Dataset section:
** START **

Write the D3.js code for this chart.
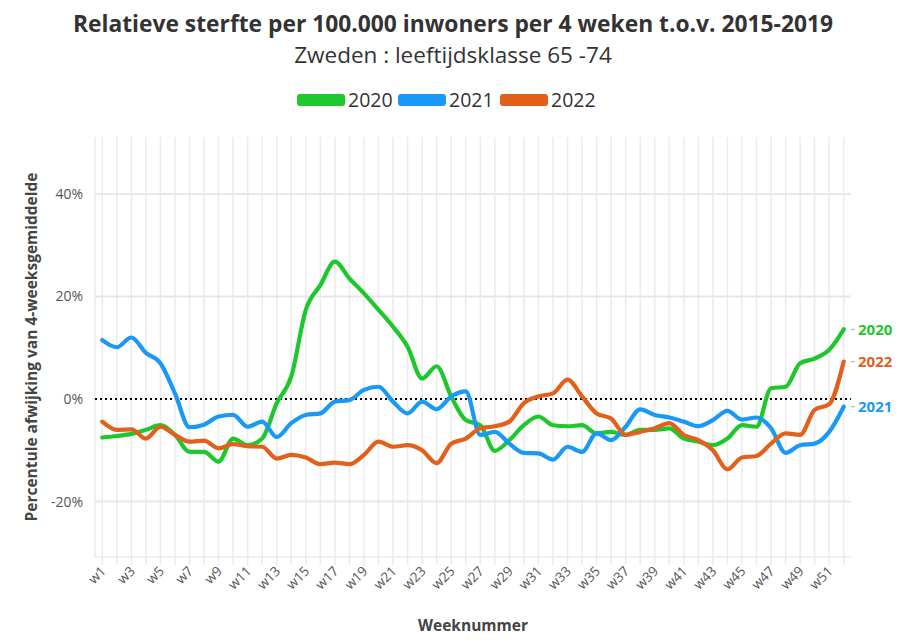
<!DOCTYPE html>
<html><head><meta charset="utf-8">
<script src="https://cdn.jsdelivr.net/npm/d3@7"></script>
<style>
body{margin:0;background:#fff;}
svg{font-family:"Open Sans","Noto Sans",sans-serif;}
</style></head><body>
<svg id="c" width="901" height="644"></svg>
<script>
const weeks = d3.range(1,53).map(i=>"w"+i);
const seriesNames = ["2020","2021","2022"];
const colors = ["#1ec72b","#1a98f5","#e2601a"];
const v2020 = [-7.5,-7.2,-6.8,-6.0,-5.1,-7.0,-10.3,-10.3,-12.2,-7.7,-9.0,-7.7,-0.8,4.4,17.4,22.2,26.8,23.5,20.6,17.4,14.1,10.2,4.0,6.4,0.5,-4.1,-5.1,-10.1,-8.0,-5.1,-3.4,-5.1,-5.3,-5.1,-6.7,-6.4,-7.0,-6.0,-6.0,-5.7,-7.7,-8.3,-9.0,-7.7,-5.1,-5.4,2.1,2.4,7.0,7.9,9.6,13.6];
const v2021 = [11.5,10.1,12.0,9.0,7.0,1.1,-5.5,-5.0,-3.4,-3.1,-5.4,-4.4,-7.4,-4.7,-3.1,-2.8,-0.5,-0.2,1.8,2.4,-0.5,-2.8,-0.5,-2.0,0.5,1.5,-7.0,-6.4,-8.7,-10.5,-10.6,-11.8,-9.3,-10.3,-6.7,-8.0,-5.4,-2.0,-3.1,-3.6,-4.4,-5.3,-4.1,-2.3,-4.0,-3.6,-5.7,-10.5,-9.0,-8.7,-6.4,-1.5];
const v2022 = [-4.4,-6.0,-5.9,-7.7,-5.4,-7.0,-8.3,-8.1,-9.6,-8.8,-9.2,-9.3,-11.6,-10.9,-11.4,-12.7,-12.4,-12.7,-10.9,-8.3,-9.3,-9.0,-10.0,-12.5,-8.7,-7.7,-5.7,-5.3,-4.4,-0.8,0.5,1.1,3.8,0.5,-2.8,-3.8,-7.0,-6.4,-5.7,-4.7,-7.0,-8.0,-10.0,-13.7,-11.4,-11.1,-8.7,-6.7,-7.0,-2.1,-1.0,7.3];
const seriesValues = [v2020,v2021,v2022];
const yTicks = [-20,0,20,40];

const svg = d3.select("#c");
const L=95,R=851,T=137,B=557;
const x = d3.scalePoint().domain(weeks).range([L,R]).padding(0.5);
const y = d3.scaleLinear().domain([-30.8,51.1]).range([B,T]);

svg.append("g").selectAll("line").data(weeks).join("line")
  .attr("x1",d=>x(d)).attr("x2",d=>x(d)).attr("y1",T).attr("y2",B+8)
  .attr("stroke","#ebebeb").attr("stroke-width",1.5);
svg.append("line").attr("x1",L).attr("x2",L).attr("y1",T).attr("y2",B)
  .attr("stroke","#ebebeb").attr("stroke-width",1.5);
svg.append("g").selectAll("line").data(yTicks.filter(d=>d!==0)).join("line")
  .attr("x1",L).attr("x2",R).attr("y1",d=>y(d)).attr("y2",d=>y(d))
  .attr("stroke","#e8e8e8").attr("stroke-width",2);
svg.append("line").attr("x1",L).attr("x2",R).attr("y1",B).attr("y2",B)
  .attr("stroke","#ebebeb").attr("stroke-width",1.5);

const yAxis = d3.axisLeft(y).tickValues(yTicks).tickSize(0).tickPadding(12).tickFormat(d=>d+"%");
const ya = svg.append("g").attr("transform",`translate(${L},0)`).call(yAxis);
ya.select(".domain").remove();
ya.selectAll("text").attr("fill","#555").attr("font-size",14).attr("font-family","'Open Sans',sans-serif");

const xAxis = d3.axisBottom(x).tickValues(weeks.filter((d,i)=>i%2===0)).tickSize(0).tickPadding(0);
const xa = svg.append("g").attr("transform",`translate(0,${B})`).call(xAxis);
xa.select(".domain").remove();
xa.selectAll("text").attr("fill","#555").attr("font-size",13.5).attr("font-family","'Open Sans',sans-serif")
  .attr("text-anchor","end").attr("dy",0)
  .attr("transform","translate(4,15) rotate(-45)");

svg.append("line").attr("x1",L).attr("x2",R).attr("y1",y(0)).attr("y2",y(0))
  .attr("stroke","#000").attr("stroke-width",2).attr("stroke-dasharray","2,3");

const line = d3.line().x((d,i)=>x(weeks[i])).y(d=>y(d)).curve(d3.curveMonotoneX);
seriesValues.forEach((vals,k)=>{
  svg.append("path").datum(vals).attr("d",line).attr("fill","none")
    .attr("stroke",colors[k]).attr("stroke-width",4.2).attr("stroke-linejoin","round").attr("stroke-linecap","round");
});
seriesValues.forEach((vals,k)=>{
  const yy = y(vals[vals.length-1]);
  svg.append("line").attr("x1",R).attr("x2",R+4).attr("y1",yy).attr("y2",yy).attr("stroke","#aaa").attr("stroke-width",1);
  svg.append("text").attr("x",R+7).attr("y",yy).attr("dy","0.35em").attr("fill",colors[k])
    .attr("font-size",15).attr("font-weight","bold").text(seriesNames[k]);
});

svg.append("text").attr("x",453).attr("y",32).attr("text-anchor","middle").attr("font-size",22.8)
  .attr("font-weight","bold").attr("fill","#333").text("Relatieve sterfte per 100.000 inwoners per 4 weken t.o.v. 2015-2019");
svg.append("text").attr("x",453).attr("y",63).attr("text-anchor","middle").attr("font-size",22.5)
  .attr("fill","#333").text("Zweden : leeftijdsklasse 65 -74");

const legX=[297,398,500];
seriesNames.forEach((n,k)=>{
  svg.append("rect").attr("x",legX[k]).attr("y",94).attr("width",48).attr("height",12).attr("rx",3)
    .attr("fill",colors[k]);
  svg.append("text").attr("x",legX[k]+51).attr("y",100).attr("dy","0.35em").attr("font-size",19.5)
    .attr("fill","#333").text(n);
});

svg.append("text").attr("x",473).attr("y",631).attr("text-anchor","middle").attr("font-size",15.5)
  .attr("font-weight","bold").attr("fill","#444").text("Weeknummer");
svg.append("text").attr("transform","translate(37,347) rotate(-90)").attr("text-anchor","middle")
  .attr("font-size",15.5).attr("font-weight","bold").attr("fill","#444").text("Percentule afwijking van 4-weeksgemiddelde");
</script></body></html>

** END **

Exercise details:
Transcribe the material as is, with images omitted.

Solved problem:
Write the D3.js code for this chart.
<!DOCTYPE html>
<html><head><meta charset="utf-8">
<script src="https://cdn.jsdelivr.net/npm/d3@7"></script>
<style>
body{margin:0;background:#fff;}
svg{font-family:"Open Sans","Noto Sans",sans-serif;}
</style></head><body>
<svg id="c" width="901" height="644"></svg>
<script>
const weeks = d3.range(1,53).map(i=>"w"+i);
const seriesNames = ["2020","2021","2022"];
const colors = ["#1ec72b","#1a98f5","#e2601a"];
const v2020 = [-7.5,-7.2,-6.8,-6.0,-5.1,-7.0,-10.3,-10.3,-12.2,-7.7,-9.0,-7.7,-0.8,4.4,17.4,22.2,26.8,23.5,20.6,17.4,14.1,10.2,4.0,6.4,0.5,-4.1,-5.1,-10.1,-8.0,-5.1,-3.4,-5.1,-5.3,-5.1,-6.7,-6.4,-7.0,-6.0,-6.0,-5.7,-7.7,-8.3,-9.0,-7.7,-5.1,-5.4,2.1,2.4,7.0,7.9,9.6,13.6];
const v2021 = [11.5,10.1,12.0,9.0,7.0,1.1,-5.5,-5.0,-3.4,-3.1,-5.4,-4.4,-7.4,-4.7,-3.1,-2.8,-0.5,-0.2,1.8,2.4,-0.5,-2.8,-0.5,-2.0,0.5,1.5,-7.0,-6.4,-8.7,-10.5,-10.6,-11.8,-9.3,-10.3,-6.7,-8.0,-5.4,-2.0,-3.1,-3.6,-4.4,-5.3,-4.1,-2.3,-4.0,-3.6,-5.7,-10.5,-9.0,-8.7,-6.4,-1.5];
const v2022 = [-4.4,-6.0,-5.9,-7.7,-5.4,-7.0,-8.3,-8.1,-9.6,-8.8,-9.2,-9.3,-11.6,-10.9,-11.4,-12.7,-12.4,-12.7,-10.9,-8.3,-9.3,-9.0,-10.0,-12.5,-8.7,-7.7,-5.7,-5.3,-4.4,-0.8,0.5,1.1,3.8,0.5,-2.8,-3.8,-7.0,-6.4,-5.7,-4.7,-7.0,-8.0,-10.0,-13.7,-11.4,-11.1,-8.7,-6.7,-7.0,-2.1,-1.0,7.3];
const seriesValues = [v2020,v2021,v2022];
const yTicks = [-20,0,20,40];

const svg = d3.select("#c");
const L=95,R=851,T=137,B=557;
const x = d3.scalePoint().domain(weeks).range([L,R]).padding(0.5);
const y = d3.scaleLinear().domain([-30.8,51.1]).range([B,T]);

svg.append("g").selectAll("line").data(weeks).join("line")
  .attr("x1",d=>x(d)).attr("x2",d=>x(d)).attr("y1",T).attr("y2",B+8)
  .attr("stroke","#ebebeb").attr("stroke-width",1.5);
svg.append("line").attr("x1",L).attr("x2",L).attr("y1",T).attr("y2",B)
  .attr("stroke","#ebebeb").attr("stroke-width",1.5);
svg.append("g").selectAll("line").data(yTicks.filter(d=>d!==0)).join("line")
  .attr("x1",L).attr("x2",R).attr("y1",d=>y(d)).attr("y2",d=>y(d))
  .attr("stroke","#e8e8e8").attr("stroke-width",2);
svg.append("line").attr("x1",L).attr("x2",R).attr("y1",B).attr("y2",B)
  .attr("stroke","#ebebeb").attr("stroke-width",1.5);

const yAxis = d3.axisLeft(y).tickValues(yTicks).tickSize(0).tickPadding(12).tickFormat(d=>d+"%");
const ya = svg.append("g").attr("transform",`translate(${L},0)`).call(yAxis);
ya.select(".domain").remove();
ya.selectAll("text").attr("fill","#555").attr("font-size",14).attr("font-family","'Open Sans',sans-serif");

const xAxis = d3.axisBottom(x).tickValues(weeks.filter((d,i)=>i%2===0)).tickSize(0).tickPadding(0);
const xa = svg.append("g").attr("transform",`translate(0,${B})`).call(xAxis);
xa.select(".domain").remove();
xa.selectAll("text").attr("fill","#555").attr("font-size",13.5).attr("font-family","'Open Sans',sans-serif")
  .attr("text-anchor","end").attr("dy",0)
  .attr("transform","translate(4,15) rotate(-45)");

svg.append("line").attr("x1",L).attr("x2",R).attr("y1",y(0)).attr("y2",y(0))
  .attr("stroke","#000").attr("stroke-width",2).attr("stroke-dasharray","2,3");

const line = d3.line().x((d,i)=>x(weeks[i])).y(d=>y(d)).curve(d3.curveMonotoneX);
seriesValues.forEach((vals,k)=>{
  svg.append("path").datum(vals).attr("d",line).attr("fill","none")
    .attr("stroke",colors[k]).attr("stroke-width",4.2).attr("stroke-linejoin","round").attr("stroke-linecap","round");
});
seriesValues.forEach((vals,k)=>{
  const yy = y(vals[vals.length-1]);
  svg.append("line").attr("x1",R).attr("x2",R+4).attr("y1",yy).attr("y2",yy).attr("stroke","#aaa").attr("stroke-width",1);
  svg.append("text").attr("x",R+7).attr("y",yy).attr("dy","0.35em").attr("fill",colors[k])
    .attr("font-size",15).attr("font-weight","bold").text(seriesNames[k]);
});

svg.append("text").attr("x",453).attr("y",32).attr("text-anchor","middle").attr("font-size",22.8)
  .attr("font-weight","bold").attr("fill","#333").text("Relatieve sterfte per 100.000 inwoners per 4 weken t.o.v. 2015-2019");
svg.append("text").attr("x",453).attr("y",63).attr("text-anchor","middle").attr("font-size",22.5)
  .attr("fill","#333").text("Zweden : leeftijdsklasse 65 -74");

const legX=[297,398,500];
seriesNames.forEach((n,k)=>{
  svg.append("rect").attr("x",legX[k]).attr("y",94).attr("width",48).attr("height",12).attr("rx",3)
    .attr("fill",colors[k]);
  svg.append("text").attr("x",legX[k]+51).attr("y",100).attr("dy","0.35em").attr("font-size",19.5)
    .attr("fill","#333").text(n);
});

svg.append("text").attr("x",473).attr("y",631).attr("text-anchor","middle").attr("font-size",15.5)
  .attr("font-weight","bold").attr("fill","#444").text("Weeknummer");
svg.append("text").attr("transform","translate(37,347) rotate(-90)").attr("text-anchor","middle")
  .attr("font-size",15.5).attr("font-weight","bold").attr("fill","#444").text("Percentule afwijking van 4-weeksgemiddelde");
</script></body></html>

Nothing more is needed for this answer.